India's
greatest son of our times, Mahatma Gandhi was still alive, when I was
a school boy, though I never had an opportunity to see him even from
a distance. Those were the formative years of the independent India
and he was still a Congress party leader. He had not become father of
the nation as yet and school text books did not have anything much
about him. I read about the life and times of this great man later
and developed a feeling of utmost respect towards this remarkable
man. Even then, many small incidences from his life remained hidden
from laymen like me.
In
1982, came a film- an Indo-British venture- directed by famous
director Richard Attenborough, on this great man. I must confess
that I realised the true greatness of this man as I watched this
film. In the later years, I did read few of his books and also books
written about him. I have a firm conviction since then that India has
been extremely lucky to have a leader like him at the right time and
he was principally responsible to win freedom for India.
Indians
might revere mahatma Gandhi, but there was a British leader during
his life time, who was his biggest foe and one-time nemesis. He was
none other than the British wartime prime minister Sir Winston
Churchill, who once said, he hoped Gandhi would die from fasting and
famously derided him as a “half-naked fakir”. Churchill no doubt
was a great leader in his own capacity and had won the second world
war for England. However, he was a true colonialist and believed that
British colonies spread all over the world, should remain like
that-just colonies- in future too, for the benefit of England.
Leaving
aside Churchill's colonial opinion, I have a great respect for him as
he was a true statesman. I made it a point therefore to visit his
statue in the Parliament square in Westminster district of central
London in 1975, when I visited England for the first time. This 12
feet tall bronze statue no doubt is very impressive. On the lighter
side, it is located exactly on a spot referred to by Churchill
himself in 1950's when he had said: "where my statue will go".

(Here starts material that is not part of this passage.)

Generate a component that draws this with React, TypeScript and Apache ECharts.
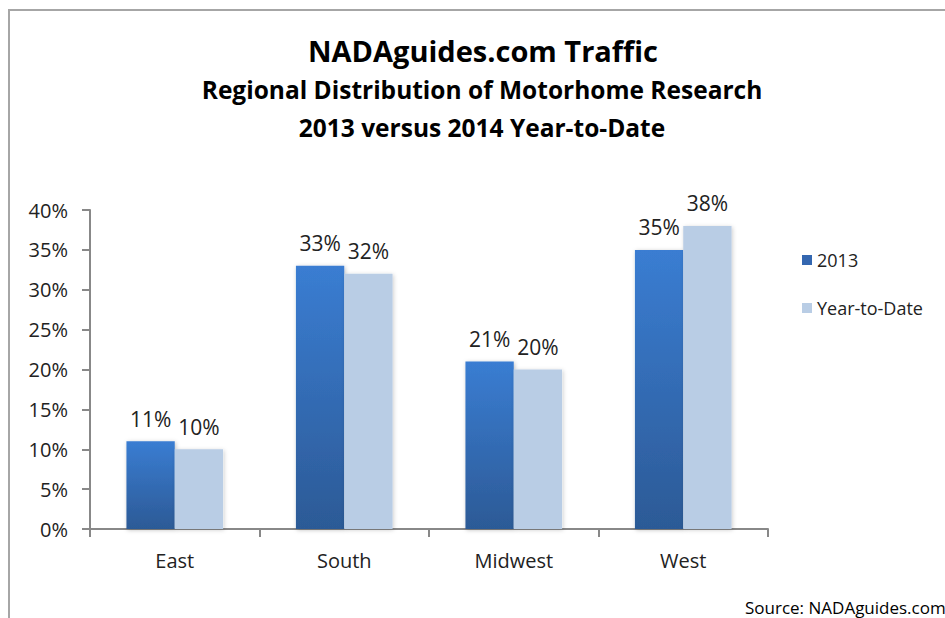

The statue was unveiled by Churchill's widow, Lady Clementine
Spencer-Churchill in 1973, just two years before I had visited it. It
was considered as such a great occasion that the the unveiling was
attended by the serving Prime Minister of UK then and four former
Prime Ministers, while Queen Elizabeth II gave a speech.
However,
besides Churchill's statue, there are seven more statues on the
central green of Parliament Square, all of well-known statesmen. Only
one another statue standing there is of interest to our subject, as
it belongs to Jan Smuts, a leader of South Africa in the early 20th
century who favoured racial segregation amongst blacks, whites and
Indians.
I am
tempted to mention here a scene from the 1982 film, Gandhi that shows
a meeting taking place between 24 year old Mahatma Gandhi and Jan
Smuts. Gandhi had started a nonviolent protest campaign for the
rights of all Indians in South Africa in 1893, after having been
thrown off a South African train for being an Indian sitting in a
first-class compartment, despite having a first-class ticket. As a
result, Gandhi was jailed by Smuts’ government for his campaigning
for the rights of downtrodden Indians, a forerunner to his more
famous fight at home that would strike fear into successive British
governments until independence in 1947. In this meeting the film
shows General Smuts reluctantly agreeing to cancel the new laws and
free the protesters. It also becomes very clear that Jan Smuts hated
this young Indian leader.
It is
a kind of ironic that the same Mahatma Gandhi, who started nonviolent
protests against Jan Smut and who also led efforts to end British
rule in India and was repeatedly imprisoned, is to be honoured with a
statue outside the UK parliament greens, where it will rub shoulders
with the two leaders who hated him most, Winston Churchill and Jan
Smuts.
British
Finance Minister George Osborne, on a trip to India to meet the new
government of Narendra Modi, has tweeted that Britain would honour
the memory of Mahatma Gandhi with a statue in London's Parliament
Square. British Foreign Secretary William Hague in a meeting with
India's foreign affairs minister also made a mention of this and
described Mahatma Gandhi as a towering inspiration and a source of
strength.
It is
interesting to note that the Gandhi statue follows a pattern of
Britain reviving and appearing to atone for its colonial past in
India during visits by senior figures. Only last year, Prime Minister
David Cameron had visited the site of a notorious massacre in 1919
when troops under British control had gunned down hundreds of unarmed
protesters and had described the massacre at Jallianwala Bagh in the
city of Amritsar as shameful.
As an
Indian I feel happy that a statue of the Mahatma would now stand in
London's Parliament square no doubt but I am more amused to see how
history repeats itself. In the sixteenth century, trade
representatives of Britain had similarly met the Mughal emperor in
Delhi with a request that they may be allowed to establish trading
posts in India, or in the seventeenth century British ambassador had
approached great Maratha king, Shivaji Maharaj with a similar
request. The times are different and so is the context. Yet the
similarities remain and are obvious.